Thursday, August 10, 2017

Thai For Dinner!

Thai Curry Chicken with a Coconut-Peanut Sauce

I don't know about you guys but I don't generally consider myself to be an adventurous person.

I like to look around on Pinterest for new recipes and when this one came up, I was skeptical that I would like it.

However, it was actually DELICIOUS!!!!! I highly recommend you at least giving it a try if you are on the fence.

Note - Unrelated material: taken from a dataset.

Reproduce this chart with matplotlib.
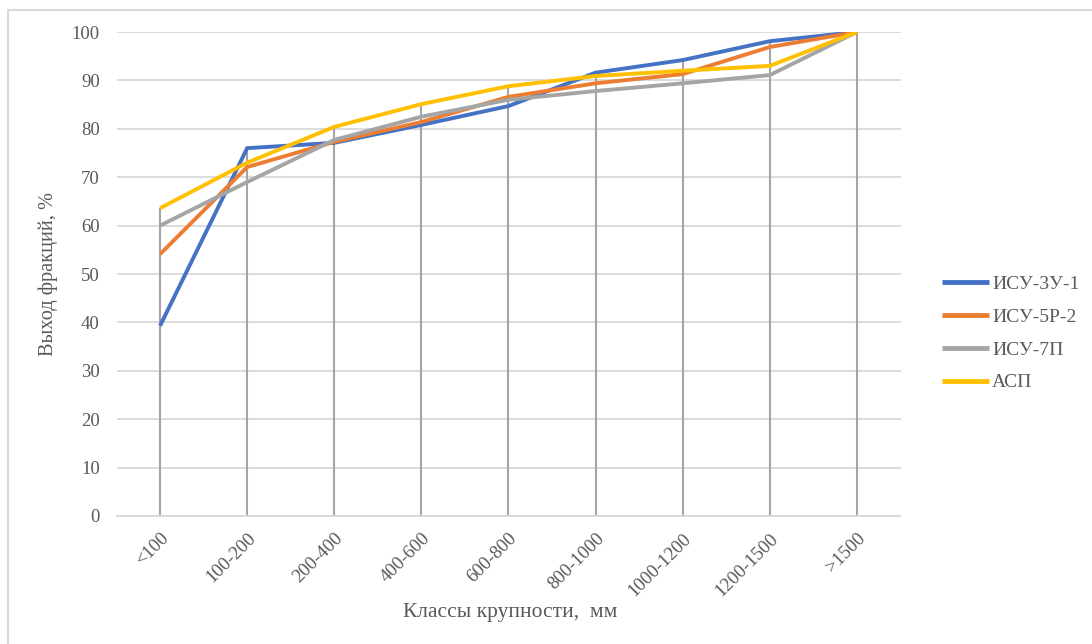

The sauce is creamy and delicious.

Ingredients:
Chicken:
1/4 Cup of Soy Sauce
3 Tablespoons of Brown Sugar
Zest of one lime
2 Tablespoons of Vegetable Oil
3 Cloves of Garlic, minced
1 Tablespoon of Curry Powder
1/2 Teaspoon of Ground Ginger
1/4 Teaspoon of Ground Cardamom
1/2 Teaspoon of Salt
3 Pounds of Boneless Skinless Chicken Breasts

Sauce:
1 Can of Coconut Milk (I used light and it tasted great)
1/4 Cup of Peanut Butter
1/3 Cup of Packed Brown Sugar
1-1/2 Tablespoons of Soy Sauce
1 Tablespoon of red curry paste
3 Tablespoons of Fresh Lime Juice

Cooking Instructions:
1. Start by making the marinade. Combine the soy sauce, brown sugar, lime zest, vegetable oil, ginger, garlic, curry powder, salt, and cardamom into a large bowl.




2. Once you have created the marinade, place the chicken and the marinade into a large ziplock bag.
I let the chicken marinade over night.




3. After the chicken has marinaded, I started by searing the chicken off in a pan. Just to get some color.




4. Then I moved the chicken into the oven for about 7 minutes on 375 degrees.

5. While the chicken is cooking, start the sauce. Add the coconut milk first. Then whisk in the peanut butter, brown sugar, soy sauce, and curry paste.

****NOTE: If you want a thicker sauce you can add some corn starch.




6. Take the chicken out of the oven. I let it rest for a few minutes before cutting it. Then drizzle the sauce over the top.



7. Bon appetite!!!

The taste is truly something different not to mention tasty.